SET PROBLEM:
Set down the material below word for word, excluding the pictures.
********************
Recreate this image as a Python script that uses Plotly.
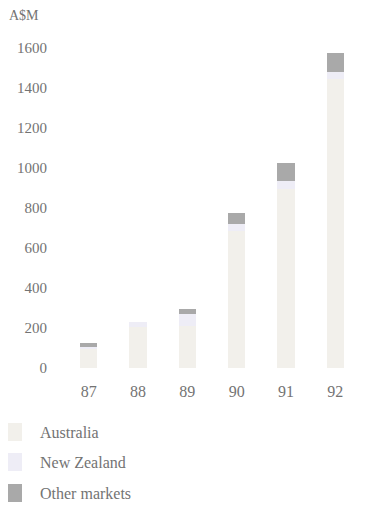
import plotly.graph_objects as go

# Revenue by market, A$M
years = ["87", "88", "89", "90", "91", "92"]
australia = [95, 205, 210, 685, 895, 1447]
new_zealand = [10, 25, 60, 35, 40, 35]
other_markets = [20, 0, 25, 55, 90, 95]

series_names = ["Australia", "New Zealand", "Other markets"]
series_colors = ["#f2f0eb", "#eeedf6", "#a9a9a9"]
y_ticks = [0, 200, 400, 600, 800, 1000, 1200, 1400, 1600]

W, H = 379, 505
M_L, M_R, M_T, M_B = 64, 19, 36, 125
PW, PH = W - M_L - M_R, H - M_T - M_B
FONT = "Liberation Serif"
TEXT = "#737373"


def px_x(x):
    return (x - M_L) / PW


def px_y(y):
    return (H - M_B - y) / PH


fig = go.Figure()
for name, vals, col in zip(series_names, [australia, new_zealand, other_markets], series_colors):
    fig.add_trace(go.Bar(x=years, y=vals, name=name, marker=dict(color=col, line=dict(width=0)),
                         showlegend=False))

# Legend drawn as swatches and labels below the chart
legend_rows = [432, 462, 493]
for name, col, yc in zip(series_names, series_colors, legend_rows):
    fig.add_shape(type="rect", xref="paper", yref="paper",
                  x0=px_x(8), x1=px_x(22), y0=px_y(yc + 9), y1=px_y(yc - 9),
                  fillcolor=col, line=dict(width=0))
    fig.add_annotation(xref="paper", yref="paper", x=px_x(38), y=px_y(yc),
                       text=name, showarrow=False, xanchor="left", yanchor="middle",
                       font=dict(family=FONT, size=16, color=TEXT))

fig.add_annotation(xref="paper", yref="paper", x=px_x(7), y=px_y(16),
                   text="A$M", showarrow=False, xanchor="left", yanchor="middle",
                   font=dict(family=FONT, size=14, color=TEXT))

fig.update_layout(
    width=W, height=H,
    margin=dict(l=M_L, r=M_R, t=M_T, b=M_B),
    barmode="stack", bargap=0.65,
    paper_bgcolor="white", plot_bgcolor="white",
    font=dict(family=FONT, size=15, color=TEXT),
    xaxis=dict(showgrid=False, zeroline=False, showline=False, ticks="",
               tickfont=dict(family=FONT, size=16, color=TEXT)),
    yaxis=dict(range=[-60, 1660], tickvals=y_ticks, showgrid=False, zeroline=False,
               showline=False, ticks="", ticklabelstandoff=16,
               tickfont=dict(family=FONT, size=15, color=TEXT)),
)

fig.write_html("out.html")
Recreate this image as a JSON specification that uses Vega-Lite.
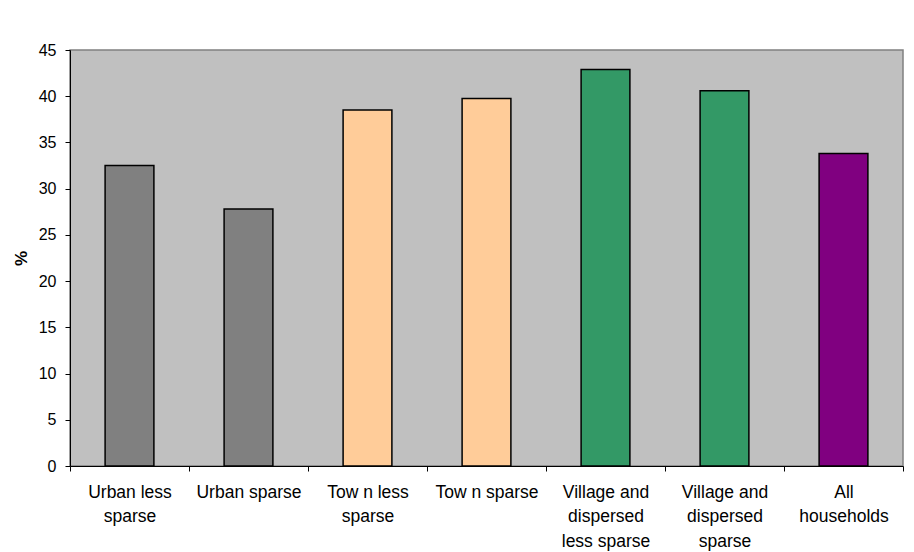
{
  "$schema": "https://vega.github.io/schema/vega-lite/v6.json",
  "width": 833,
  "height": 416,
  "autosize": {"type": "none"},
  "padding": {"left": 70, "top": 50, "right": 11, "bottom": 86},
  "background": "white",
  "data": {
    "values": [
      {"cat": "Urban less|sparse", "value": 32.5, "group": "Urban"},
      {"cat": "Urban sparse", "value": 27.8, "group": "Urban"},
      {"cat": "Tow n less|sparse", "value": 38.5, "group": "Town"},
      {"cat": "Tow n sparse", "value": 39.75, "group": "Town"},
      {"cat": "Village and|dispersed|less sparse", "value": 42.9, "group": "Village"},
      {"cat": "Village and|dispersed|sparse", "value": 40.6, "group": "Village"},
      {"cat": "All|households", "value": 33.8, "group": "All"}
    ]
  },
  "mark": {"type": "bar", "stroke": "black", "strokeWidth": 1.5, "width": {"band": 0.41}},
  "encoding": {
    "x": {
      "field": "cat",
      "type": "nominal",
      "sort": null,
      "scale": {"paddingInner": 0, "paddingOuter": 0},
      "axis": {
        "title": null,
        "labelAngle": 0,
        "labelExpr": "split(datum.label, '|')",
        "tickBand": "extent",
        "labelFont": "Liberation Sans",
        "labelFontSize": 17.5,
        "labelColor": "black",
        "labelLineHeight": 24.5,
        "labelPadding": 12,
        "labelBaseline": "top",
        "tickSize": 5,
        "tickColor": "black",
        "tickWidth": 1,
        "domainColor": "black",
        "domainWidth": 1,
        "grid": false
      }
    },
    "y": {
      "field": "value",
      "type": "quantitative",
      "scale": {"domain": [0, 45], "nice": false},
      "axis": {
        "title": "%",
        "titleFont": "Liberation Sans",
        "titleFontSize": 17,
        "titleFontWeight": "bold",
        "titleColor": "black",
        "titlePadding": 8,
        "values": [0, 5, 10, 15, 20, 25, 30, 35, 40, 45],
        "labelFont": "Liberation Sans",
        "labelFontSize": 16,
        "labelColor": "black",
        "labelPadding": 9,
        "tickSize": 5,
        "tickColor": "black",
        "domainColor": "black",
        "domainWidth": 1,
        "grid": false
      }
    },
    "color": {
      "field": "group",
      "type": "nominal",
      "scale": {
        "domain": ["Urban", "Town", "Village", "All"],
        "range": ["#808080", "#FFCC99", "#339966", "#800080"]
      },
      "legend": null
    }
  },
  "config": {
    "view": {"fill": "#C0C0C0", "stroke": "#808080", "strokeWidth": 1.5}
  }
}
********************
EXERCISE OUTPUT:
Recreate this image as a Python script that uses Plotly.
import plotly.graph_objects as go

# Revenue by market, A$M
years = ["87", "88", "89", "90", "91", "92"]
australia = [95, 205, 210, 685, 895, 1447]
new_zealand = [10, 25, 60, 35, 40, 35]
other_markets = [20, 0, 25, 55, 90, 95]

series_names = ["Australia", "New Zealand", "Other markets"]
series_colors = ["#f2f0eb", "#eeedf6", "#a9a9a9"]
y_ticks = [0, 200, 400, 600, 800, 1000, 1200, 1400, 1600]

W, H = 379, 505
M_L, M_R, M_T, M_B = 64, 19, 36, 125
PW, PH = W - M_L - M_R, H - M_T - M_B
FONT = "Liberation Serif"
TEXT = "#737373"


def px_x(x):
    return (x - M_L) / PW


def px_y(y):
    return (H - M_B - y) / PH


fig = go.Figure()
for name, vals, col in zip(series_names, [australia, new_zealand, other_markets], series_colors):
    fig.add_trace(go.Bar(x=years, y=vals, name=name, marker=dict(color=col, line=dict(width=0)),
                         showlegend=False))

# Legend drawn as swatches and labels below the chart
legend_rows = [432, 462, 493]
for name, col, yc in zip(series_names, series_colors, legend_rows):
    fig.add_shape(type="rect", xref="paper", yref="paper",
                  x0=px_x(8), x1=px_x(22), y0=px_y(yc + 9), y1=px_y(yc - 9),
                  fillcolor=col, line=dict(width=0))
    fig.add_annotation(xref="paper", yref="paper", x=px_x(38), y=px_y(yc),
                       text=name, showarrow=False, xanchor="left", yanchor="middle",
                       font=dict(family=FONT, size=16, color=TEXT))

fig.add_annotation(xref="paper", yref="paper", x=px_x(7), y=px_y(16),
                   text="A$M", showarrow=False, xanchor="left", yanchor="middle",
                   font=dict(family=FONT, size=14, color=TEXT))

fig.update_layout(
    width=W, height=H,
    margin=dict(l=M_L, r=M_R, t=M_T, b=M_B),
    barmode="stack", bargap=0.65,
    paper_bgcolor="white", plot_bgcolor="white",
    font=dict(family=FONT, size=15, color=TEXT),
    xaxis=dict(showgrid=False, zeroline=False, showline=False, ticks="",
               tickfont=dict(family=FONT, size=16, color=TEXT)),
    yaxis=dict(range=[-60, 1660], tickvals=y_ticks, showgrid=False, zeroline=False,
               showline=False, ticks="", ticklabelstandoff=16,
               tickfont=dict(family=FONT, size=15, color=TEXT)),
)

fig.write_html("out.html")
Recreate this image as a JSON specification that uses Vega-Lite.
{
  "$schema": "https://vega.github.io/schema/vega-lite/v6.json",
  "width": 833,
  "height": 416,
  "autosize": {"type": "none"},
  "padding": {"left": 70, "top": 50, "right": 11, "bottom": 86},
  "background": "white",
  "data": {
    "values": [
      {"cat": "Urban less|sparse", "value": 32.5, "group": "Urban"},
      {"cat": "Urban sparse", "value": 27.8, "group": "Urban"},
      {"cat": "Tow n less|sparse", "value": 38.5, "group": "Town"},
      {"cat": "Tow n sparse", "value": 39.75, "group": "Town"},
      {"cat": "Village and|dispersed|less sparse", "value": 42.9, "group": "Village"},
      {"cat": "Village and|dispersed|sparse", "value": 40.6, "group": "Village"},
      {"cat": "All|households", "value": 33.8, "group": "All"}
    ]
  },
  "mark": {"type": "bar", "stroke": "black", "strokeWidth": 1.5, "width": {"band": 0.41}},
  "encoding": {
    "x": {
      "field": "cat",
      "type": "nominal",
      "sort": null,
      "scale": {"paddingInner": 0, "paddingOuter": 0},
      "axis": {
        "title": null,
        "labelAngle": 0,
        "labelExpr": "split(datum.label, '|')",
        "tickBand": "extent",
        "labelFont": "Liberation Sans",
        "labelFontSize": 17.5,
        "labelColor": "black",
        "labelLineHeight": 24.5,
        "labelPadding": 12,
        "labelBaseline": "top",
        "tickSize": 5,
        "tickColor": "black",
        "tickWidth": 1,
        "domainColor": "black",
        "domainWidth": 1,
        "grid": false
      }
    },
    "y": {
      "field": "value",
      "type": "quantitative",
      "scale": {"domain": [0, 45], "nice": false},
      "axis": {
        "title": "%",
        "titleFont": "Liberation Sans",
        "titleFontSize": 17,
        "titleFontWeight": "bold",
        "titleColor": "black",
        "titlePadding": 8,
        "values": [0, 5, 10, 15, 20, 25, 30, 35, 40, 45],
        "labelFont": "Liberation Sans",
        "labelFontSize": 16,
        "labelColor": "black",
        "labelPadding": 9,
        "tickSize": 5,
        "tickColor": "black",
        "domainColor": "black",
        "domainWidth": 1,
        "grid": false
      }
    },
    "color": {
      "field": "group",
      "type": "nominal",
      "scale": {
        "domain": ["Urban", "Town", "Village", "All"],
        "range": ["#808080", "#FFCC99", "#339966", "#800080"]
      },
      "legend": null
    }
  },
  "config": {
    "view": {"fill": "#C0C0C0", "stroke": "#808080", "strokeWidth": 1.5}
  }
}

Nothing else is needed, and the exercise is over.